After spending the previous week in their own little perfect world, mortgage rates hit the reset button yesterday. Borrowers who were floating their note rate saw closing costs rise by about 0.125% (of the loan amount). This modest increase in cost was however not large enough to push the best par mortgage rates out of the 4.375% to 4.625% range.
On the scheduled economic data front, the housing sector was in focus today. The Commerce Department released "New Residential Construction" at 8:30am eastern. This report is more commonly known as Housing Starts and Building Permits. Housing starts data estimates how much new residential real estate construction occurred in the previous month. Building Permits data provides an estimate on the number of homes planning on being built.
Recent reports on housing have been quite disappointing, especially after the homebuyer tax credit expired in April. The one bright spot for the mortgage industry has been the pick-up in refinance demand as homeowners have taken advantage of record low mortgage rates. This trend continued today....
BUILDING PERMITS: Privately-owned housing units authorized by building permits in June were at a seasonally adjusted annual rate of 586,000. This is 2.1 percent above the revised May rate of 574,000, but is 2.3 percent below the June 2009 estimate of 600,000. Single-family authorizations in June were at a rate of 421,000; this is 3.4 percent below the revised May figure of 436,000. Authorizations of units in buildings with five units or more were at a rate of 145,000 in June. BETTER THAN EXPECTED
HOUSING STARTS: Privately-owned housing starts in June were at a seasonally adjusted annual rate of 549,000. This is 5.0 percent below the revised May estimate of 578,000 and is 5.8 percent below the June 2009 rate of 583,000. Single-family housing starts in June were at a rate of 454,000; this is 0.7 percent below the revised May figure of 457,000. The June rate for units in buildings with five units or more was 88,000. WORSE THAN EXPECTED
On the surface the jump in Building Permits seems like good news for the housing industry, but upon closer inspection you'll notice building permits for single-family homes actually fell 15,000 units while multi-family permits led the charge higher. On the bright side, the decline in housing starts was not led by single-family units. After a huge improvement in May, multi-family housing starts led the overall "starts" number lower with a 26,000 unit decline. Single-family starts fell only 3,000 units. HERE are charts and more color.

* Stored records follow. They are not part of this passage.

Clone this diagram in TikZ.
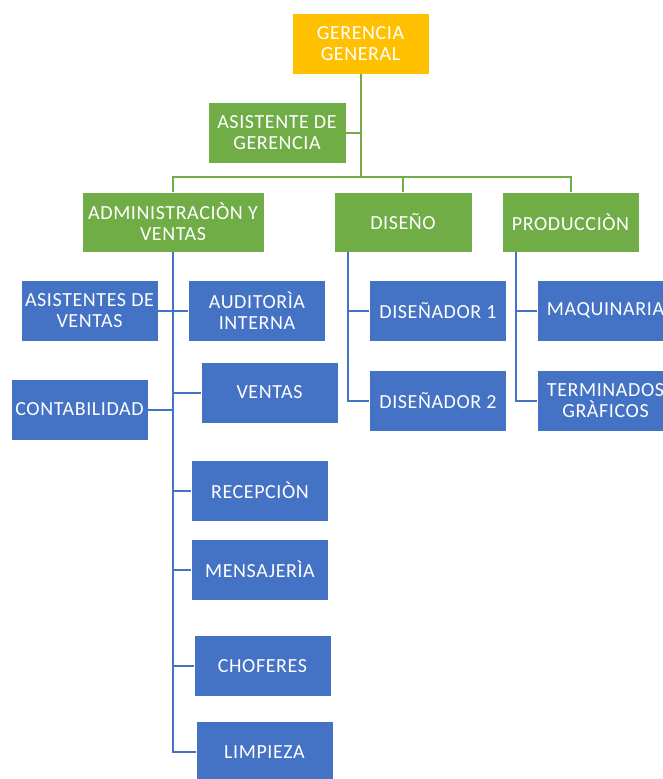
\documentclass[tikz,border=0pt]{standalone}
\usepackage{fontspec}
\setmainfont[LetterSpace=3]{Carlito}
\definecolor{oro}{HTML}{FFC000}
\definecolor{verde}{HTML}{70AD47}
\definecolor{azul}{HTML}{4472C4}
\begin{document}
\begin{tikzpicture}[x=1pt,y=-1pt,
    caja/.style={draw=white,line width=0.8pt,text=white,minimum width=137pt,minimum height=61pt,
      align=center,inner sep=1pt,font=\fontsize{20}{21}\selectfont},
    gline/.style={verde,line width=2pt},
    bline/.style={azul,line width=2pt}]
    \useasboundingbox (0,0) rectangle (663,779);
    % nivel superior
    \node[caja,fill=oro] (gerencia) at (360.5,43.5) {GERENCIA\\GENERAL};
    \node[caja,fill=verde,minimum width=138pt] (asistente) at (277,133) {ASISTENTE DE\\GERENCIA};
    \node[caja,fill=verde,minimum width=182pt,minimum height=60pt] (admin) at (173,222) {ADMINISTRACIÒN Y\\VENTAS};
    \node[caja,fill=verde,minimum width=138pt,minimum height=60pt] (diseno) at (403,222) {DISEÑO};
    \node[caja,fill=verde,minimum height=60pt] (produccion) at (570.5,222) {PRODUCCIÒN};
    % areas
    \foreach \nombre/\pos/\texto in {asistventas/{(89.5,310.5)}/{ASISTENTES DE\\VENTAS},
        auditoria/{(257,310.5)}/{AUDITORÌA\\INTERNA},
        contabilidad/{(79.5,409.5)}/{CONTABILIDAD},
        ventas/{(269.5,392.5)}/{VENTAS},
        recepcion/{(260,490.5)}/{RECEPCIÒN},
        mensajeria/{(260,569.5)}/{MENSAJERÌA},
        choferes/{(262.5,666)}/{CHOFERES},
        limpieza/{(264.5,752)}/{LIMPIEZA},
        disenador1/{(438,310.5)}/{DISEÑADOR 1},
        disenador2/{(438,400.5)}/{DISEÑADOR 2},
        maquinaria/{(605.5,310.5)}/{MAQUINARIA},
        terminados/{(605.5,400.5)}/{TERMINADOS\\GRÀFICOS}}
        \node[caja,fill=azul] (\nombre) at \pos {\texto};
    % conectores verdes
    \draw[gline] (gerencia.south) -- ++(0,103) coordinate (barra);
    \draw[gline] (asistente.east) -- (asistente.east -| gerencia.south);
    \draw[gline] (admin.north) -- (admin.north |- barra) -- (produccion.north |- barra) -- (produccion.north);
    \draw[gline] (diseno.north) -- (diseno.north |- barra);
    % conectores azules
    \draw[bline] (admin.south) -- (admin.south |- limpieza.west) -- (limpieza.west);
    \draw[bline] (asistventas.east) -- (auditoria.west);
    \draw[bline] (contabilidad.east) -- (contabilidad.east -| admin.south);
    \foreach \n in {ventas,recepcion,mensajeria,choferes}
        \draw[bline] (admin.south |- \n.west) -- (\n.west);
    \draw[bline] ([xshift=14pt]diseno.south west) coordinate (tdis) |- (disenador2.west);
    \draw[bline] (tdis |- disenador1.west) -- (disenador1.west);
    \draw[bline] ([xshift=14pt]produccion.south west) coordinate (tprod) |- (terminados.west);
    \draw[bline] (tprod |- maquinaria.west) -- (maquinaria.west);
\end{tikzpicture}
\end{document}
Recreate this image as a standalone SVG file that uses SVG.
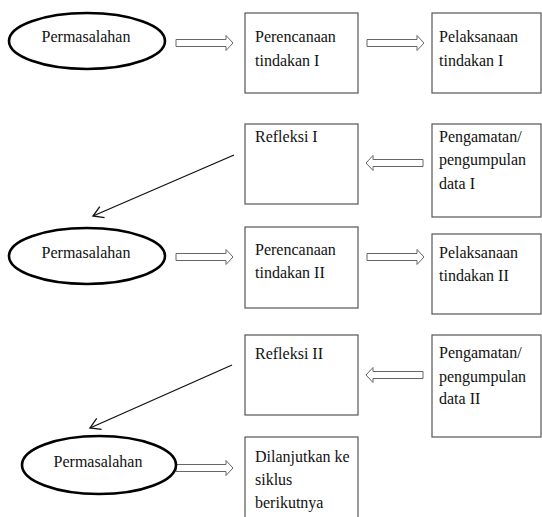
<svg xmlns="http://www.w3.org/2000/svg" width="542" height="517" viewBox="0 0 542 517">
<style>
.bg{fill:#fff}
.box{fill:#fff;stroke:#555;stroke-width:1.2}
.ell{fill:#fff;stroke:#000;stroke-width:2.6}
.t{font-family:'Liberation Serif','Times New Roman',serif;font-size:16px;fill:#111}
.ha{fill:#fff;stroke:#666;stroke-width:1}
.ln{stroke:#111;stroke-width:1.3;fill:none}
</style>
<defs>
<path id="harrow" d="M0,-3.5 H50 V-7.5 L57,0 L50,7.5 V3.5 H0 Z"/>
<marker id="vhead" markerWidth="14" markerHeight="14" refX="11" refY="7" orient="auto" markerUnits="userSpaceOnUse">
<path d="M1,1 L11,7 L1,13" fill="none" stroke="#111" stroke-width="1.3"/>
</marker>
</defs>
<rect class="bg" x="0" y="0" width="542" height="517"/>

<g id="connectors">
<use href="#harrow" class="ha" transform="translate(176,43)"/>
<use href="#harrow" class="ha" transform="translate(367,43)"/>
<use href="#harrow" class="ha" transform="translate(423,163) scale(-1,1)"/>
<use href="#harrow" class="ha" transform="translate(176,257)"/>
<use href="#harrow" class="ha" transform="translate(367,257)"/>
<use href="#harrow" class="ha" transform="translate(423,375) scale(-1,1)"/>
<use href="#harrow" class="ha" transform="translate(176,468)"/>
<line class="ln" x1="234" y1="155" x2="93" y2="216" marker-end="url(#vhead)"/>
<line class="ln" x1="232" y1="365" x2="90" y2="428" marker-end="url(#vhead)"/>
</g>

<g id="permasalahan1">
<ellipse class="ell" cx="87" cy="41" rx="78" ry="28"/>
<text class="t" x="86" y="42" text-anchor="middle">Permasalahan</text>
</g>
<g id="perencanaan1">
<rect class="box" x="245" y="13" width="113" height="80"/>
<text class="t" x="255" y="42">Perencanaan</text>
<text class="t" x="255" y="66">tindakan I</text>
</g>
<g id="pelaksanaan1">
<rect class="box" x="432" y="13" width="109" height="80"/>
<text class="t" x="439" y="42">Pelaksanaan</text>
<text class="t" x="439" y="66">tindakan I</text>
</g>
<g id="refleksi1">
<rect class="box" x="245" y="124" width="113" height="80"/>
<text class="t" x="255" y="142">Refleksi I</text>
</g>
<g id="pengamatan1">
<rect class="box" x="432" y="124" width="109" height="93"/>
<text class="t" x="439" y="142">Pengamatan/</text>
<text class="t" x="439" y="165">pengumpulan</text>
<text class="t" x="439" y="189">data I</text>
</g>
<g id="permasalahan2">
<ellipse class="ell" cx="87" cy="256" rx="78" ry="28"/>
<text class="t" x="86" y="258" text-anchor="middle">Permasalahan</text>
</g>
<g id="perencanaan2">
<rect class="box" x="245" y="227" width="113" height="81"/>
<text class="t" x="255" y="255">Perencanaan</text>
<text class="t" x="255" y="278">tindakan II</text>
</g>
<g id="pelaksanaan2">
<rect class="box" x="432" y="234" width="109" height="80"/>
<text class="t" x="439" y="258">Pelaksanaan</text>
<text class="t" x="439" y="281">tindakan II</text>
</g>
<g id="refleksi2">
<rect class="box" x="245" y="335" width="113" height="80"/>
<text class="t" x="255" y="359">Refleksi II</text>
</g>
<g id="pengamatan2">
<rect class="box" x="432" y="335" width="109" height="102"/>
<text class="t" x="439" y="358">Pengamatan/</text>
<text class="t" x="439" y="382">pengumpulan</text>
<text class="t" x="439" y="404">data II</text>
</g>
<g id="permasalahan3">
<ellipse class="ell" cx="99" cy="465" rx="77" ry="29"/>
<text class="t" x="98" y="467" text-anchor="middle">Permasalahan</text>
</g>
<g id="dilanjutkan">
<rect class="box" x="245" y="437" width="113" height="100"/>
<text class="t" x="255" y="462">Dilanjutkan ke</text>
<text class="t" x="255" y="485">siklus</text>
<text class="t" x="255" y="508">berikutnya</text>
</g>
</svg>
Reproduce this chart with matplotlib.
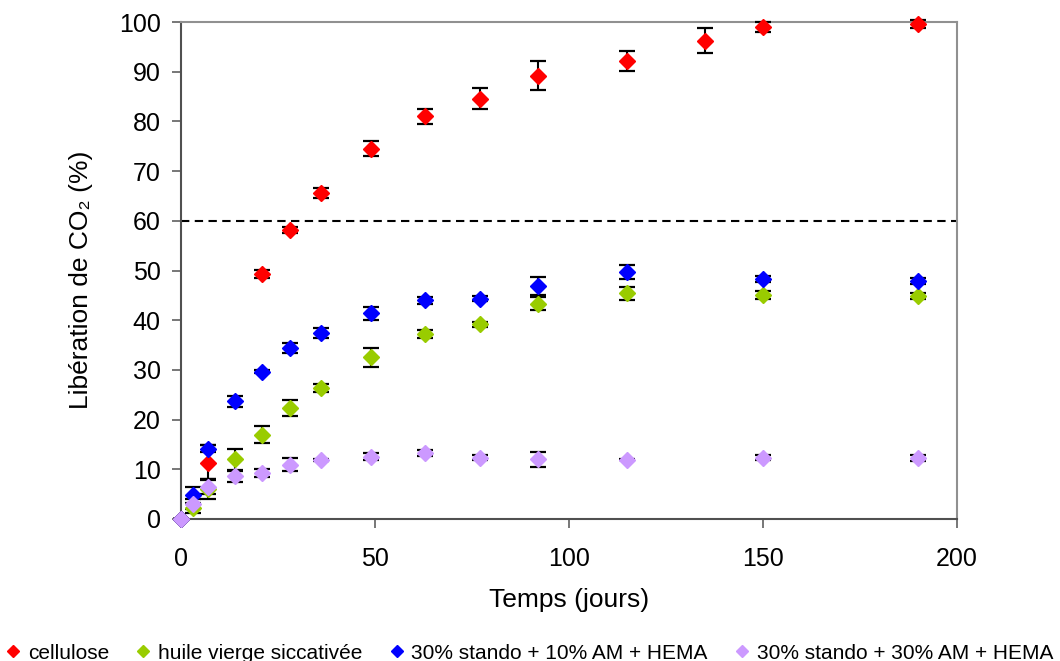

Stocks started the session with a sell-off and MBS prices rallied, yet lenders still increased total consumer borrowing costs. In the past two sessions, on average, consumer borrowing costs are about 25 basis points higher (0.25% of your loan amount).
It looks like the movement of mortgage rates is still a bigger factor of lender capacity contraints and the competitive environment than the ups and downs in the MBS market. AQ discussed this concept last week. Here are a few comments from that post:
One example of why two similar-sized lenders would be offering different base mortgage rates (before Loan Level Price Adjustments) is the amount of new loan applications they have taken in over the past month. If a lender is operating near full capacity, they can slow down production by worsening their loan pricing. The opposite strategy can be employed if a lender wanted to increase loan production.
The best par 30 year fixed conventional mortgage rates remain in the 4.375% to 4.625% range for well qualified consumers, but closing costs are 0.25% (of the loan amount) more expensive. If you are seeking a 15 year term, you should expect a par rate in the 3.875% to 4.125% range. To secure a par mortgage rate you must have a FICO credit score of 740 and minimal loan level pricing adjustments. You may elect to pay less in fees or no costs at all, but you will have to accept a higher interest rate. This can be a good option for consumers who are not planning on owning their current home for more than five years. The rate on a no cost loan should be around 4.875-5.00%% for well-qualified consumers.
To lock or float? Mortgage rates have not been following the directional guidance of MBS prices lately. The best mortgage rates have been holding in the 4.375 to 4.625% range for the last few weeks. While we've seen some ups and downs more recently, mortgage rates are generally unchanged on a week over week basis. With that in mind, the only loans I would consider floating are those not scheduled to close in the next 30 days. If your closing date is within 30 days, I don't see much benefit in floating.